TEMPO.CO, Jakarta - Direktur Amnesty International Indonesia Usman Hamid menanggapi pernyataan Menteri Koordinator Bidang Politik Hukum dan Keamanan Mahfud Md bahwa proses pemolisian warga di Desa Wadas, Kecamatan Bener, Kabupaten Purworejo, Jawa Tengah, sudah sesuai prosedur. Menurut Usman Hamid pernyataan Mahfud itu tidak sesuai dengan kejadian di lapangan.

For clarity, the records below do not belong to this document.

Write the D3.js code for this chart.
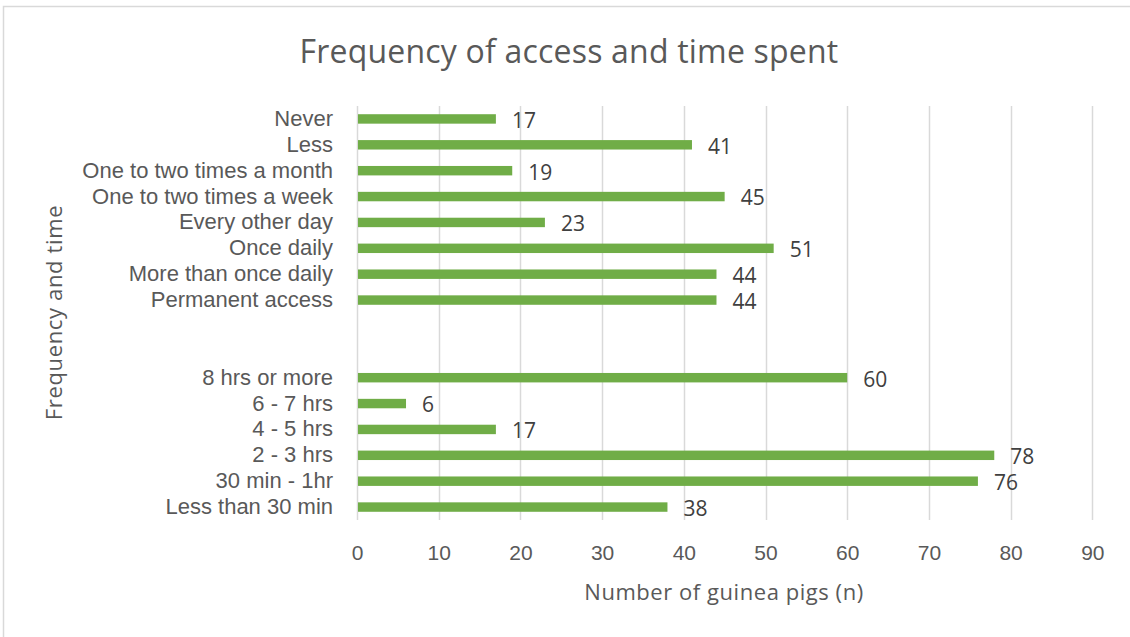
<!DOCTYPE html>
<html>
<head>
<meta charset="utf-8">
<script src="https://cdn.jsdelivr.net/npm/d3@7"></script>
<style>
  html, body { margin: 0; padding: 0; background: #ffffff; }
  svg { display: block; font-family: "Open Sans", "DejaVu Sans", sans-serif; }
</style>
</head>
<body>
<svg id="chart" width="1130" height="637"></svg>
<script>
// Category rows, top to bottom; empty strings are the spacer rows between the two groups
const categories = [
  "Never",
  "Less",
  "One to two times a month",
  "One to two times a week",
  "Every other day",
  "Once daily",
  "More than once daily",
  "Permanent access",
  "",
  "",
  "8 hrs or more",
  "6 - 7 hrs",
  "4 - 5 hrs",
  "2 - 3 hrs",
  "30 min - 1hr",
  "Less than 30 min"
];
// Number of guinea pigs per row (null for spacer rows)
const counts = [17, 41, 19, 45, 23, 51, 44, 44, null, null, 60, 6, 17, 78, 76, 38];
const xTicks = [0, 10, 20, 30, 40, 50, 60, 70, 80, 90];

const titleText = "Frequency of access and time spent";
const xTitle = "Number of guinea pigs (n)";
const yTitle = "Frequency and time";

const svg = d3.select("#chart");
const plot = { left: 357, right: 1092.3, top: 106, bottom: 520 };

const x = d3.scaleLinear().domain([0, 90]).range([plot.left, plot.right]);
const y = d3.scaleBand()
  .domain(d3.range(categories.length))
  .range([plot.top, plot.bottom])
  .paddingInner(0.635)
  .paddingOuter(0.3175);

const textColor = "#595959";

// Chart frame
svg.append("rect")
  .attr("x", 3.5).attr("y", 6.5)
  .attr("width", 1140).attr("height", 640)
  .attr("fill", "none")
  .attr("stroke", "#d9d9d9")
  .attr("stroke-width", 1.5);

// Title
svg.append("text")
  .attr("x", 569).attr("y", 63)
  .attr("text-anchor", "middle")
  .attr("font-size", 32)
  .attr("letter-spacing", 0.2)
  .attr("fill", textColor)
  .text(titleText);

// Vertical gridlines (the one at 0 doubles as the category axis line)
svg.append("g")
  .selectAll("line")
  .data(xTicks)
  .join("line")
  .attr("x1", d => Math.round(x(d)) + 0.5)
  .attr("x2", d => Math.round(x(d)) + 0.5)
  .attr("y1", plot.top)
  .attr("y2", plot.bottom)
  .attr("stroke", "#d9d9d9")
  .attr("stroke-width", 1.5);

// Value axis tick labels
const xAxis = d3.axisBottom(x).tickValues(xTicks).tickSize(0).tickPadding(0);
const xg = svg.append("g")
  .attr("transform", `translate(0,${plot.bottom})`)
  .call(xAxis);
xg.select(".domain").remove();
xg.selectAll("text")
  .attr("y", 39.5)
  .attr("dy", null)
  .attr("font-size", 21)
  .attr("font-family", null)
  .attr("fill", textColor);

// Category axis labels
const yAxis = d3.axisLeft(y).tickFormat(i => categories[i]).tickSize(0).tickPadding(24);
const yg = svg.append("g")
  .attr("transform", `translate(${plot.left},0)`)
  .call(yAxis);
yg.select(".domain").remove();
yg.selectAll("text")
  .attr("font-size", 22)
  .attr("font-family", null)
  .attr("fill", textColor);

// Bars
const rows = categories.map((c, i) => ({ i, c, v: counts[i] })).filter(d => d.v !== null);

svg.append("g")
  .selectAll("rect")
  .data(rows)
  .join("rect")
  .attr("x", x(0) + 1)
  .attr("y", d => y(d.i))
  .attr("width", d => x(d.v) - x(0) - 1)
  .attr("height", y.bandwidth())
  .attr("fill", "#70ad47");

// Value labels
svg.append("g")
  .selectAll("text")
  .data(rows)
  .join("text")
  .attr("x", d => x(d.v) + 16)
  .attr("y", d => y(d.i) + y.bandwidth() / 2)
  .attr("dy", "0.42em")
  .attr("font-size", 21)
  .attr("fill", "#404040")
  .text(d => d.v);

// Axis titles
svg.append("text")
  .attr("x", 724).attr("y", 600)
  .attr("text-anchor", "middle")
  .attr("font-size", 22)
  .attr("letter-spacing", 0.55)
  .attr("fill", textColor)
  .text(xTitle);

svg.append("text")
  .attr("transform", "translate(61.5,312.5) rotate(-90)")
  .attr("text-anchor", "middle")
  .attr("font-size", 22)
  .attr("letter-spacing", 0.65)
  .attr("fill", textColor)
  .text(yTitle);
</script>
</body>
</html>
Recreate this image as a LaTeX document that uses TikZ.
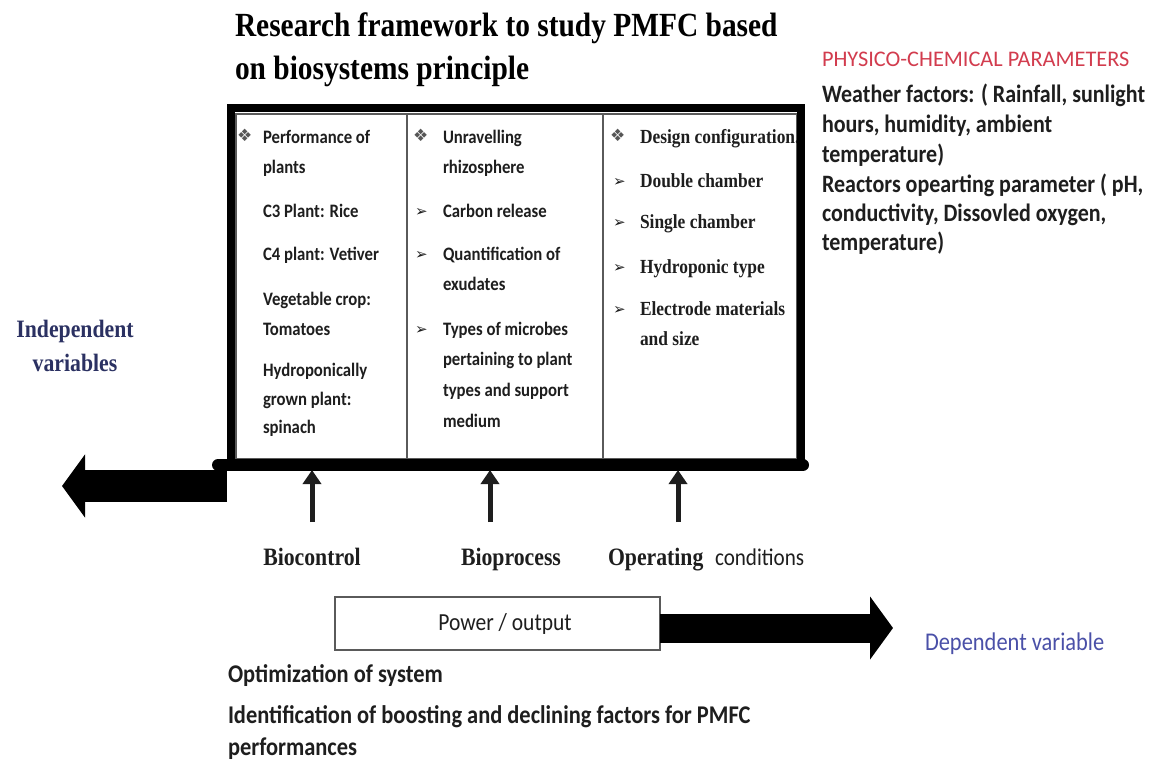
\documentclass[tikz,border=0pt]{standalone}
\usepackage{fontspec}
\usetikzlibrary{arrows.meta}
\newfontfamily\tserif{Liberation Serif}[FakeStretch=0.87]
\newfontfamily\csans{Carlito}
\newfontfamily\csanc{Carlito}[FakeStretch=0.88]
\newfontfamily\dvs{DejaVu Sans}
\definecolor{ink}{HTML}{1E1E1E}
\definecolor{navy}{HTML}{2B3162}
\definecolor{pred}{HTML}{D23C4E}
\definecolor{dblue}{HTML}{4A50A8}
\definecolor{rulegray}{HTML}{5A5A5A}
\tikzset{
  every node/.style={inner sep=0pt, outer sep=0pt, anchor=base west},
  ttl/.style={font=\tserif\bfseries\fontsize{33.8}{36}\selectfont, text=black},
  tx/.style={font=\csanc\bfseries\fontsize{19}{22}\selectfont, text=ink},
  sx/.style={font=\tserif\bfseries\fontsize{20}{24}\selectfont, text=ink},
  bl/.style={font=\dvs\fontsize{17}{18}\selectfont, text=ink!75},
  al/.style={font=\dvs\fontsize{15}{16}\selectfont, text=ink},
  lb/.style={font=\tserif\bfseries\fontsize{25}{28}\selectfont, text=ink},
  lbn/.style={font=\tserif\bfseries\fontsize{25}{28}\selectfont, text=navy, anchor=base},
  rhd/.style={font=\csans\fontsize{22.3}{26}\selectfont, text=pred},
  rt/.style={font=\csanc\bfseries\fontsize{25}{26}\selectfont, text=ink},
  bt/.style={font=\csanc\bfseries\fontsize{25.5}{26}\selectfont, text=ink},
  frame/.style={line width=8pt, draw=black},
  thinrule/.style={draw=rulegray, line width=1.2pt},
  uparrow/.style={line width=5pt, draw=ink, -{Triangle[length=14pt,width=18pt]}},
  bigleft/.style={line width=32pt, draw=black, -{Triangle[length=23pt,width=62pt]}},
  bigright/.style={line width=29pt, draw=black, -{Triangle[length=23pt,width=62pt]}},
}
\begin{document}
\begin{tikzpicture}[x=1pt,y=-1pt]
\useasboundingbox (0,0) rectangle (1170,773);
\fill[white] (0,0) rectangle (1170,773);

% title
\node[ttl] (t1) at (235,37) {Research framework to study PMFC based};
\node[ttl] (t2) at (235,80) {on biosystems principle};

% right parameter text
\node[rhd] (p0) at (822,67) {PHYSICO-CHEMICAL PARAMETERS};
\node[rt] (p1) at (822,103) {Weather factors: ( Rainfall, sunlight};
\node[rt] (p2) at (822,133) {hours, humidity, ambient};
\node[rt] (p3) at (822,162) {temperature)};
\node[rt] (p4) at (822,192) {Reactors opearting parameter ( pH,};
\node[rt] (p5) at (822,221) {conductivity, Dissovled oxygen,};
\node[rt] (p6) at (822,250) {temperature)};

% table
\draw[thinrule] (236,114) rectangle (797,459);
\draw[thinrule] (407,114) -- (407,459);
\draw[thinrule] (603,114) -- (603,459);

% column 1
\node[bl] (b11) at (237,142) {❖};
\node[tx] (a1) at (263,143) {Performance of};
\node[tx] (a2) at (263,173) {plants};
\node[tx] (a3) at (263,217) {C3 Plant: Rice};
\node[tx] (a4) at (263,260) {C4 plant: Vetiver};
\node[tx] (a5) at (263,305) {Vegetable crop:};
\node[tx] (a6) at (263,335) {Tomatoes};
\node[tx] (a7) at (263,376) {Hydroponically};
\node[tx] (a8) at (263,405) {grown plant:};
\node[tx] (a9) at (263,433) {spinach};

% column 2
\node[bl] (b21) at (413,142) {❖};
\node[tx] (m1) at (443,143) {Unravelling};
\node[tx] (m2) at (443,173) {rhizosphere};
\node[al] (b22) at (415,216) {➢};
\node[tx] (m3) at (443,217) {Carbon release};
\node[al] (b23) at (415,259) {➢};
\node[tx] (m4) at (443,260) {Quantification of};
\node[tx] (m5) at (443,290) {exudates};
\node[al] (b24) at (415,334) {➢};
\node[tx] (m6) at (443,335) {Types of microbes};
\node[tx] (m7) at (443,365) {pertaining to plant};
\node[tx] (m8) at (443,396) {types and support};
\node[tx] (m9) at (443,427) {medium};

% column 3
\begin{scope}
\clip (603,114) rectangle (797,459);
\node[bl] (b31) at (610,142) {❖};
\node[sx] (r1) at (640,143) {Design configuration.};
\end{scope}
\node[al] (b32) at (613,186) {➢};
\node[sx] (r2) at (640,187) {Double chamber};
\node[al] (b33) at (613,227) {➢};
\node[sx] (r3) at (640,228) {Single chamber};
\node[al] (b34) at (613,272) {➢};
\node[sx] (r4) at (640,273) {Hydroponic type};
\node[al] (b35) at (613,314) {➢};
\node[sx] (r5) at (640,315) {Electrode materials};
\node[sx] (r6) at (640,345) {and size};

% thick frame
\draw[frame] (231,108) rectangle (801,465);
\draw[line width=12pt, line cap=round] (218,465) -- (803,465);

% independent variables
\node[lbn] (iv1) at (75,337) {Independent};
\node[lbn] (iv2) at (75,371) {variables};

% big left arrow
\coordinate (la0) at (227,486);
\coordinate (la1) at (62,486);
\draw[bigleft] (la0) -- (la1);

% up arrows and labels
\coordinate (u1) at (312,522);
\coordinate (u1t) at (312,470);
\coordinate (u2) at (490,522);
\coordinate (u2t) at (490,470);
\coordinate (u3) at (678,522);
\coordinate (u3t) at (678,470);
\draw[uparrow] (u1) -- (u1t);
\draw[uparrow] (u2) -- (u2t);
\draw[uparrow] (u3) -- (u3t);
\node[lb, anchor=base] (l1) at (312,565) {Biocontrol};
\node[lb, anchor=base] (l2) at (511,565) {Bioprocess};
\node[lb] (l3) at (608,565) {Operating};
\node[font=\csanc\fontsize{24}{24}\selectfont, text=ink] (l4) at (715,565) {conditions};

% power / output
\node[draw=rulegray, line width=1.2pt, minimum width=325pt, minimum height=53pt, anchor=center,
      font=\csanc\fontsize{24.5}{26}\selectfont, text=ink] (pw) at (497.5,623.5) {\hspace*{15pt}Power / output};
\coordinate (ra1) at (893,628);
\draw[bigright] ([yshift=-4.5pt]pw.east) -- (ra1);
\node[font=\csanc\fontsize{25.5}{26}\selectfont, text=dblue] (dv) at (925,650) {Dependent variable};

% bottom text
\node[bt] (o1) at (228,682) {Optimization of system};
\node[bt] (o2) at (228,723) {Identification of boosting and declining factors for PMFC};
\node[bt] (o3) at (228,755) {performances};
\end{tikzpicture}
\end{document}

“Jadi sulit untuk berpegangan pada penjelasan Menkopolhukam yang mengatakan polisi sudah bertindak sesuai prosedur untuk menjamin keamanan masyarakat. Karena sebenarnya yang dijamin adalah keamanan pejabat negara yang turun ke lokasi,” ujar Usman Hamid dalam konferensi pers virtual, Kamis, 10 Februari 2022.
Usman membenarkan bahwa memang tidak ada penembakan oleh aparat. Tapi tidak benar jika dikatakan tidak ada kekerasan. Menurut Usman tidak benar juga jika dikatakan polisi sudah bertindak atas permintaan untuk pengawalan keamanan masyarakat agar tidak terjebak pada konflik horizontal.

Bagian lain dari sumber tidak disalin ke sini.